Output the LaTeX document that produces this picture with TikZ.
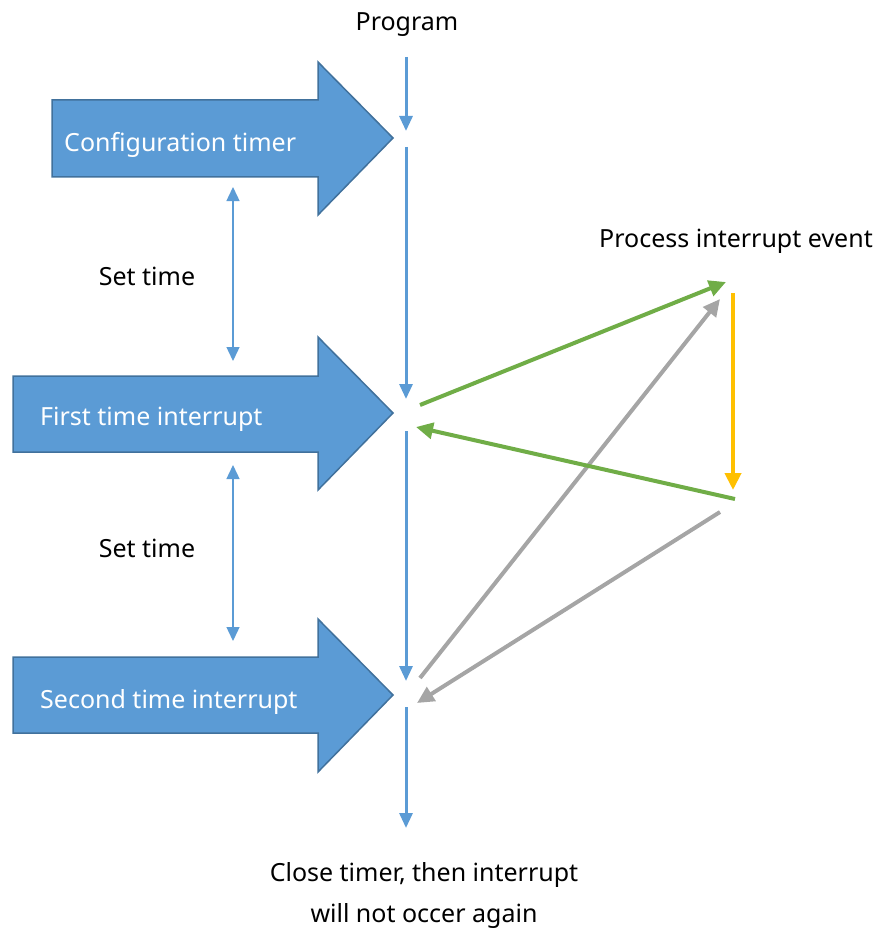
\documentclass[tikz,border=0pt]{standalone}
\usepackage{fontspec}
\setmainfont{Noto Sans}
\usetikzlibrary{arrows.meta}
\definecolor{bfill}{HTML}{5B9BD5}
\definecolor{bdraw}{HTML}{41719C}
\definecolor{gr}{HTML}{70AD47}
\definecolor{yl}{HTML}{FFC000}
\definecolor{gy}{HTML}{A5A5A5}
\tikzset{
  bigarrow/.style={fill=bfill,draw=bdraw,line width=1.5pt},
  lbl/.style={font=\fontsize{25}{30}\selectfont,inner sep=0pt},
  wlbl/.style={lbl,text=white,anchor=west},
  flow/.style={draw=bfill,line width=3pt,-{Triangle[length=15pt,width=13pt]}},
  dbl/.style={draw=bfill,line width=1.4pt,{Triangle[length=14pt,width=13pt]}-{Triangle[length=14pt,width=13pt]}},
  garrow/.style={draw=gr,line width=4pt,-{Triangle[length=17pt,width=16pt]}},
  yarrow/.style={draw=yl,line width=4pt,-{Triangle[length=17pt,width=16pt]}},
  gyarrow/.style={draw=gy,line width=4pt,-{Triangle[length=17pt,width=16pt]}},
}
\begin{document}
\begin{tikzpicture}[x=1pt,y=-1pt]
\useasboundingbox (0,0) rectangle (880,928);
% big arrows
\draw[bigarrow] (52,100) -- (318,100) -- (318,62) -- (393,138) -- (318,215) -- (318,177) -- (52,177) -- cycle;
\node[wlbl] (cfg) at (64,145) {Configuration timer};
\draw[bigarrow] (13,376) -- (318,376) -- (318,337) -- (393,413) -- (318,490) -- (318,452) -- (13,452) -- cycle;
\node[wlbl] (first) at (40,419) {First time interrupt};
\draw[bigarrow] (13,657) -- (318,657) -- (318,619) -- (393,695) -- (318,772) -- (318,733) -- (13,733) -- cycle;
\node[wlbl] (second) at (40,702) {Second time interrupt};
% labels
\node[lbl] (prog) at (407,25) {Program};
\node[lbl] (set1) at (147,276) {Set time};
\node[lbl] (set2) at (147,548) {Set time};
\node[lbl] (proc) at (736,241) {Process interrupt event};
\node[lbl,align=center] (close) at (424,895) {Close timer, then interrupt\\[11pt]will not occer again};
% coordinates
\coordinate (p0) at (406,57);
\coordinate (p1) at (406,131);
\coordinate (p2) at (406,147);
\coordinate (p3) at (406,399);
\coordinate (p4) at (406,431);
\coordinate (p5) at (406,681);
\coordinate (p6) at (406,707);
\coordinate (p7) at (406,828);
\coordinate (d1a) at (233,187);
\coordinate (d1b) at (233,361);
\coordinate (d2a) at (233,465);
\coordinate (d2b) at (233,641);
\coordinate (g1s) at (420,405);
\coordinate (g1e) at (726,282);
\coordinate (ys) at (733,293);
\coordinate (ye) at (733,490);
\coordinate (g2s) at (735,499);
\coordinate (g2e) at (416,427);
\coordinate (h1s) at (420,678);
\coordinate (h1e) at (720,299);
\coordinate (h2s) at (720,512);
\coordinate (h2e) at (417,703);
% program flow
\draw[flow] (p0) -- (p1);
\draw[flow] (p2) -- (p3);
\draw[flow] (p4) -- (p5);
\draw[flow] (p6) -- (p7);
% set time
\draw[dbl] (d1a) -- (d1b);
\draw[dbl] (d2a) -- (d2b);
% interrupt handling
\draw[gyarrow] (h1s) -- (h1e);
\draw[gyarrow] (h2s) -- (h2e);
\draw[garrow] (g1s) -- (g1e);
\draw[yarrow] (ys) -- (ye);
\draw[garrow] (g2s) -- (g2e);
\end{tikzpicture}
\end{document}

· · · · · · ·

WHAT THE EXERCISE ASKS:
Transcribe the whole listing exactly. Pictures stay out of your copy.

ANSWER TO THIS TASK:
Output the LaTeX document that produces this picture with TikZ.
\documentclass[tikz,border=0pt]{standalone}
\usepackage{fontspec}
\setmainfont{Noto Sans}
\usetikzlibrary{arrows.meta}
\definecolor{bfill}{HTML}{5B9BD5}
\definecolor{bdraw}{HTML}{41719C}
\definecolor{gr}{HTML}{70AD47}
\definecolor{yl}{HTML}{FFC000}
\definecolor{gy}{HTML}{A5A5A5}
\tikzset{
  bigarrow/.style={fill=bfill,draw=bdraw,line width=1.5pt},
  lbl/.style={font=\fontsize{25}{30}\selectfont,inner sep=0pt},
  wlbl/.style={lbl,text=white,anchor=west},
  flow/.style={draw=bfill,line width=3pt,-{Triangle[length=15pt,width=13pt]}},
  dbl/.style={draw=bfill,line width=1.4pt,{Triangle[length=14pt,width=13pt]}-{Triangle[length=14pt,width=13pt]}},
  garrow/.style={draw=gr,line width=4pt,-{Triangle[length=17pt,width=16pt]}},
  yarrow/.style={draw=yl,line width=4pt,-{Triangle[length=17pt,width=16pt]}},
  gyarrow/.style={draw=gy,line width=4pt,-{Triangle[length=17pt,width=16pt]}},
}
\begin{document}
\begin{tikzpicture}[x=1pt,y=-1pt]
\useasboundingbox (0,0) rectangle (880,928);
% big arrows
\draw[bigarrow] (52,100) -- (318,100) -- (318,62) -- (393,138) -- (318,215) -- (318,177) -- (52,177) -- cycle;
\node[wlbl] (cfg) at (64,145) {Configuration timer};
\draw[bigarrow] (13,376) -- (318,376) -- (318,337) -- (393,413) -- (318,490) -- (318,452) -- (13,452) -- cycle;
\node[wlbl] (first) at (40,419) {First time interrupt};
\draw[bigarrow] (13,657) -- (318,657) -- (318,619) -- (393,695) -- (318,772) -- (318,733) -- (13,733) -- cycle;
\node[wlbl] (second) at (40,702) {Second time interrupt};
% labels
\node[lbl] (prog) at (407,25) {Program};
\node[lbl] (set1) at (147,276) {Set time};
\node[lbl] (set2) at (147,548) {Set time};
\node[lbl] (proc) at (736,241) {Process interrupt event};
\node[lbl,align=center] (close) at (424,895) {Close timer, then interrupt\\[11pt]will not occer again};
% coordinates
\coordinate (p0) at (406,57);
\coordinate (p1) at (406,131);
\coordinate (p2) at (406,147);
\coordinate (p3) at (406,399);
\coordinate (p4) at (406,431);
\coordinate (p5) at (406,681);
\coordinate (p6) at (406,707);
\coordinate (p7) at (406,828);
\coordinate (d1a) at (233,187);
\coordinate (d1b) at (233,361);
\coordinate (d2a) at (233,465);
\coordinate (d2b) at (233,641);
\coordinate (g1s) at (420,405);
\coordinate (g1e) at (726,282);
\coordinate (ys) at (733,293);
\coordinate (ye) at (733,490);
\coordinate (g2s) at (735,499);
\coordinate (g2e) at (416,427);
\coordinate (h1s) at (420,678);
\coordinate (h1e) at (720,299);
\coordinate (h2s) at (720,512);
\coordinate (h2e) at (417,703);
% program flow
\draw[flow] (p0) -- (p1);
\draw[flow] (p2) -- (p3);
\draw[flow] (p4) -- (p5);
\draw[flow] (p6) -- (p7);
% set time
\draw[dbl] (d1a) -- (d1b);
\draw[dbl] (d2a) -- (d2b);
% interrupt handling
\draw[gyarrow] (h1s) -- (h1e);
\draw[gyarrow] (h2s) -- (h2e);
\draw[garrow] (g1s) -- (g1e);
\draw[yarrow] (ys) -- (ye);
\draw[garrow] (g2s) -- (g2e);
\end{tikzpicture}
\end{document}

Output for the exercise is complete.